Carlos ridacchiò. - Sì. Che idiota, eh?
- Ma no, eri solo buffo.
- No no, ero proprio uno stupido. - Carlos scosse la testa. - Come potevo fare una domanda così illogica? La torre è invisibile, e in più si teletrasporta di continuo: è ovvio che nessuno l’abbia mai vista.
Il sorriso di Cecil, da divertito che era, si intenerì; lo speaker passò una mano tra i capelli di Carlos, poi gli sfiorò la fronte nel punto che prima si era grattato e in cui, da qualche giorno, si stava formando una protuberanza. - Vedi? - sussurrò. - C’è ancora qualcosa da sistemare, qua e là, ma stai diventando uno di noi. Tra poco, sembrerai nato qui.
E senza dargli il tempo di replicare, si accoccolò contro di lui e lo strinse, addormentandosi all’istante.

Da qualche parte, nel loro stesso mondo, avvenivano scontri invisibili tra specie unicellulari. Bambini senza bocca vivevano chissà dove in maniere sconosciute - anche se uno sarebbe mancato all’appello, quella sera. Strane figure osservavano, nella lente di un microscopio, il dibattersi di mondi che non avrebbero mai compreso. A Night Vale, mentre la città dormiva cullata dalla buonanotte del suo speaker, Carlos vegliava e pensava a questi, a quelli e a molto altro. Pensava al nulla che lo circondava, al tutto in cui era immerso.

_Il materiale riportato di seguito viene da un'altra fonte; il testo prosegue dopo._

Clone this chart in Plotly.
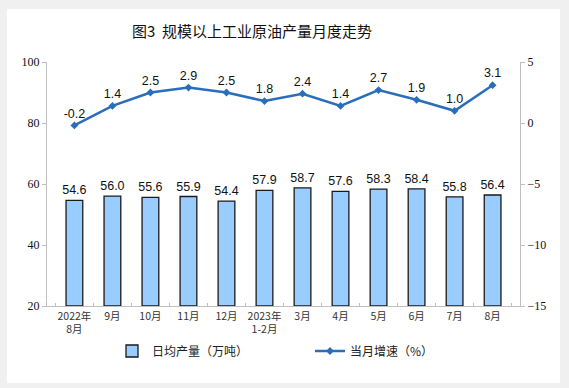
import plotly.graph_objects as go

categories = ["2022年<br>8月", "9月", "10月", "11月", "12月", "2023年<br>1-2月",
              "3月", "4月", "5月", "6月", "7月", "8月"]
daily_output = [54.6, 56.0, 55.6, 55.9, 54.4, 57.9, 58.7, 57.6, 58.3, 58.4, 55.8, 56.4]
growth = [-0.2, 1.4, 2.5, 2.9, 2.5, 1.8, 2.4, 1.4, 2.7, 1.9, 1.0, 3.1]

W, H = 569, 388
L, R, T, B = 47, 49, 62, 82
pw, ph = W - L - R, H - T - B

def px2x(x):
    return (x - L) / pw

def px2y(y):
    return (H - B - y) / ph

fig = go.Figure()
fig.add_trace(go.Bar(
    x=categories, y=[v - 20 for v in daily_output], base=20,
    name="日均产量（万吨）", legend="legend",
    marker=dict(color="#99ccff", line=dict(color="#1a1a1a", width=1.3)),
    width=0.44,
    text=[f"{v:.1f}" for v in daily_output], textposition="outside",
    constraintext="none",
    textfont=dict(family="Liberation Sans, Arial", size=12.5, color="#111"),
    cliponaxis=False,
))
fig.add_trace(go.Scatter(
    x=categories, y=growth, yaxis="y2", name="当月增速（%）", legend="legend2",
    mode="lines+markers+text",
    line=dict(color="#2a6ebb", width=2.5),
    marker=dict(symbol="diamond", size=6, color="#2a6ebb"),
    text=[f"{v:.1f}" for v in growth], textposition="top center",
    textfont=dict(family="Liberation Sans, Arial", size=12.5, color="#111"),
    cliponaxis=False,
))

fig.add_shape(type="rect", xref="paper", yref="paper",
              x0=px2x(7), x1=px2x(560), y0=px2y(383), y1=px2y(9),
              fillcolor="white", line=dict(width=0), layer="below")

legend_style = dict(orientation="h", xanchor="left", y=px2y(351), yanchor="middle",
                    font=dict(family="Noto Sans CJK SC", size=12, color="#222"),
                    bgcolor="rgba(0,0,0,0)", borderwidth=0)

fig.update_layout(
    width=W, height=H,
    margin=dict(l=L, r=R, t=T, b=B, autoexpand=False),
    paper_bgcolor="#f0f0f0", plot_bgcolor="white",
    title=dict(text="图3  规模以上工业原油产量月度走势", x=252 / W, xref="container",
               xanchor="center", y=1 - 32 / H, yanchor="middle",
               font=dict(family="Noto Sans CJK SC", size=15, color="#111")),
    showlegend=True,
    legend=dict(x=px2x(112), **legend_style),
    legend2=dict(x=px2x(310), **legend_style),
    bargap=0.5,
    xaxis=dict(type="category", showline=True, linecolor="#bfbfbf", linewidth=1,
               ticks="inside", tickson="boundaries", ticklen=3, tickcolor="#bfbfbf",
               tickangle=0, automargin=False,
               tickfont=dict(family="Noto Sans CJK SC", size=10.5, color="#333"),
               showgrid=False, zeroline=False),
    yaxis=dict(range=[20, 100], dtick=20, showline=True, linecolor="#bfbfbf",
               ticks="outside", ticklen=4, tickcolor="#bfbfbf", showgrid=False,
               zeroline=False, automargin=False,
               tickfont=dict(family="Liberation Serif", size=12, color="#111")),
    yaxis2=dict(range=[-15, 5], dtick=5, overlaying="y", side="right", showline=True,
                linecolor="#bfbfbf", ticks="outside", ticklen=4, tickcolor="#bfbfbf",
                showgrid=False, zeroline=False, automargin=False,
                tickfont=dict(family="Liberation Serif", size=12, color="#111")),
)

fig.write_html(
    "out.html",
    config={"responsive": False, "displayModeBar": False},
    post_script="document.body.style.margin='0';document.body.style.overflow='hidden';",
)
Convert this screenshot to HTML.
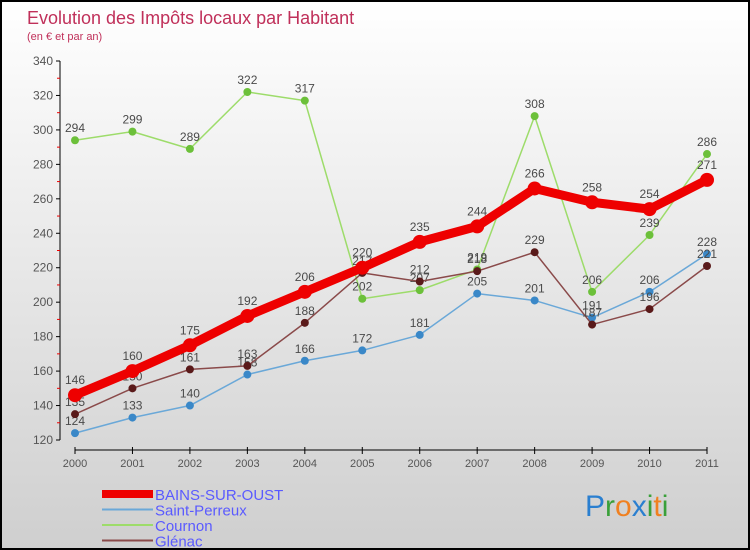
<!DOCTYPE html>
<html><head><meta charset="utf-8"><style>
body{margin:0;width:750px;height:550px;overflow:hidden;font-family:"Liberation Sans",sans-serif}
#wrap{position:relative;width:746px;height:546px;border:2px solid #000;background:linear-gradient(#fff,#cfcfcf)}
svg{position:absolute;left:0;top:0}
</style></head><body>
<div id="wrap">
<svg id="c" width="746" height="546">
<text x="25" y="22" font-size="18" fill="#c0305a">Evolution des Impôts locaux par Habitant</text>
<text x="25" y="38" font-size="11" fill="#c0305a">(en € et par an)</text>
</svg>
</div>
<script>
const years=["2000","2001","2002","2003","2004","2005","2006","2007","2008","2009","2010","2011"];
const bains=[146,160,175,192,206,220,235,244,266,258,254,271];
const perreux=[124,133,140,158,166,172,181,205,201,191,206,228];
const cournon=[294,299,289,322,317,202,207,219,308,206,239,286];
const glenac=[135,150,161,163,188,217,212,218,229,187,196,221];
const yTicks=[120,140,160,180,200,220,240,260,280,300,320,340];
const svg=document.getElementById('c');const NS='http://www.w3.org/2000/svg';
const X=i=>73+i*(632/11);const Y=v=>438-(v-120)*(379/220);
function mk(t,a,p){const e=document.createElementNS(NS,t);for(const k in a)e.setAttribute(k,a[k]);(p||svg).appendChild(e);return e;}
let ax=mk('line',{x1:58,y1:Y(340),x2:58,y2:Y(120),stroke:'#000'});

yTicks.forEach(v=>{mk('line',{x1:54,x2:58,y1:Y(v),y2:Y(v),stroke:'#000'});
 if(v<340)mk('line',{x1:55,x2:58,y1:Y(v+10),y2:Y(v+10),stroke:'#e00'});
 const t=mk('text',{x:51,y:Y(v)+4,'font-size':12,'text-anchor':'end',fill:'#555'});t.textContent=v;
 });
let xa=mk('line',{x1:73,x2:705,y1:448,y2:448,stroke:'#000'});

years.forEach((y,i)=>{mk('line',{x1:X(i),x2:X(i),y1:445,y2:452,stroke:'#000'});
 const t=mk('text',{x:X(i),y:465,'font-size':11,'text-anchor':'middle',fill:'#555'});t.textContent=y;
 });
function series(d,col,dot,w,r,name){const g=mk('g',{});
 mk('polyline',{points:d.map((v,i)=>X(i)+','+Y(v)).join(' '),fill:'none',stroke:col,'stroke-width':w,'stroke-linejoin':'round'},g);
 d.forEach((v,i)=>{const c=mk('circle',{cx:X(i),cy:Y(v),r:r,fill:dot},g);
  const t=mk('text',{x:X(i),y:Y(v)-(r+4),'font-size':12,'text-anchor':'middle',fill:'#4a4a4a'},g);t.textContent=v;
  });}
series(cournon,'#9ddc6a','#6cc03a',1.5,4,'cournon');
series(perreux,'#6aa8d8','#3a88c8',1.5,4,'saint-perreux');
series(glenac,'#8a4a4a','#5a1a1a',1.5,4,'glenac');
series(bains,'#ee0000','#ee0000',9,7,'bains-sur-oust');
const leg=[['BAINS-SUR-OUST','#ee0000',8],['Saint-Perreux','#6aa8d8',2],['Cournon','#9ddc6a',2],['Glénac','#8a4a4a',2]];
leg.forEach((l,i)=>{const g=mk('g',{});
 const y=492+i*15.5;mk('line',{x1:100,x2:151,y1:y,y2:y,stroke:l[1],'stroke-width':l[2]},g);
 const t=mk('text',{x:153,y:y+6,'font-size':15,fill:'#5a5aff'},g);t.textContent=l[0];});
const p=mk('text',{x:583,y:514,'font-size':30});
[['P','#2a7fd0'],['r','#3aa03a'],['o','#f08020'],['x','#2a7fd0'],['i','#3aa03a'],['t','#f08020'],['i','#3aa03a']].forEach(c=>{const s=mk('tspan',{fill:c[1]},p);s.textContent=c[0];});
</script>
</body></html>
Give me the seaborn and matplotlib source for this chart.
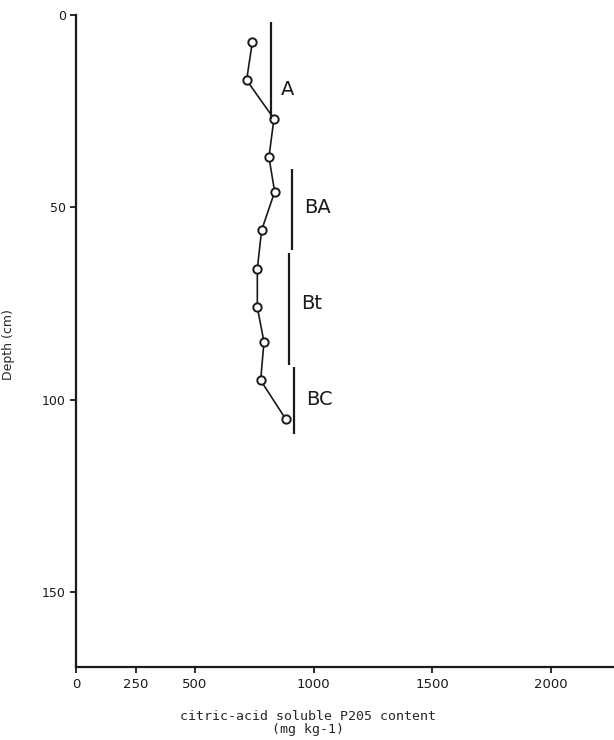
import matplotlib
matplotlib.use("Agg")
import matplotlib.pyplot as plt
import seaborn as sns
import pandas as pd

# ========= DATA =========
depth_cm = [7, 17, 27, 37, 46, 56, 66, 76, 85, 95, 105]
p2o5_mg_kg = [742, 718, 833, 812, 836, 781, 763, 763, 791, 777, 882]

horizon_names = ["A", "BA", "Bt", "BC"]
horizon_x = [819, 910, 896, 917]
horizon_top = [2, 40, 62, 91.5]
horizon_bottom = [27, 61, 91, 109]
label_depth = [19.5, 50, 75, 100]

x_ticks = [0, 250, 500, 1000, 1500, 2000]
y_ticks = [0, 50, 100, 150]

df = pd.DataFrame({"depth": depth_cm, "p2o5": p2o5_mg_kg})

# ========= FIGURE =========
sns.set_style("ticks")
plt.rcParams["font.family"] = ["DejaVu Sans"]

fig = plt.figure(figsize=(6.14, 7.4), dpi=100)
ax = fig.add_axes([0.124, 0.0986, 0.876, 0.8814])

sns.lineplot(data=df, x="p2o5", y="depth", sort=False, orient="y",
             color="#1a1a1a", linewidth=1.2, ax=ax)
ax.plot(df["p2o5"], df["depth"], linestyle="none", marker="o",
        markersize=6, markerfacecolor="white", markeredgecolor="#1a1a1a",
        markeredgewidth=1.4)

# horizon bars
ax.vlines(horizon_x, horizon_top, horizon_bottom, color="#1a1a1a", linewidth=1.6)
for name, hx, ld in zip(horizon_names, horizon_x, label_depth):
    off = 42 if name == "A" else 52
    ax.text(hx + off, ld, name, ha="left", va="center", fontsize=14,
            fontweight="normal", color="#1a1a1a")

ax.set_xlim(0, 2265)
ax.set_ylim(169.5, 0)
ax.set_xticks(x_ticks)
ax.set_yticks(y_ticks)
ax.tick_params(axis="both", direction="out", length=4, width=1.3,
               colors="#1a1a1a", labelsize=9)
ax.tick_params(axis="x", labelsize=9.5, pad=4)

sns.despine(ax=ax, top=True, right=True)
for side in ["left", "bottom"]:
    ax.spines[side].set_linewidth(1.6)
    ax.spines[side].set_color("#1a1a1a")

ax.set_xlabel("citric-acid soluble P205 content\n(mg kg-1)",
              family="DejaVu Sans Mono", fontsize=9.5, linespacing=0.95)
ax.xaxis.set_label_coords(0.432, -0.066)
ax.set_ylabel("Depth (cm)", fontsize=9)
ax.yaxis.set_label_coords(-0.113, 0.495)

fig.savefig("out.png", dpi=100)
plt.close(fig)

Pensava a Cecil, al fatto che, in un certo senso, era stato lui la causa del suo fermarsi a Night Vale per tutto quel tempo. All'inizio si era lasciato spingere solo dalla curiosità, convinto che la scoperta bramata sin da bambino fosse proprio quella città, con le sue mille, straordinarie sorprese; da un po' di tempo, però, non ne era più così convinto.
Forse la scoperta non era stata Night Vale. Forse era stato Cecil. Forse era per lui che aveva dissezionato ratti e catalogato moscerini. Forse era per lui che, invece di osservare quell'enorme vetrino a cielo aperto con occhio scientifico e disinteressato, Carlos ci si era buttato a capofitto tanto da diventarne parte.
Forse... di certo, era per lui che aveva imparato ad amare quel posto, oltre che studiarlo. Era per lui che lo scienziato Carlos aveva smesso di limitarsi ad osservare gli universi nascosti, divenendo parte di uno di essi.
E una cosa simile non accade tutti i giorni.
Sfiorò la fronte del suo ragazzo con le labbra, attento a non prendere l'occhio violaceo che brillava nel mezzo, e a poco a poco si addormentò anche lui. Lontano, nel cielo di Night Vale, rumoreggiavano gli elicotteri.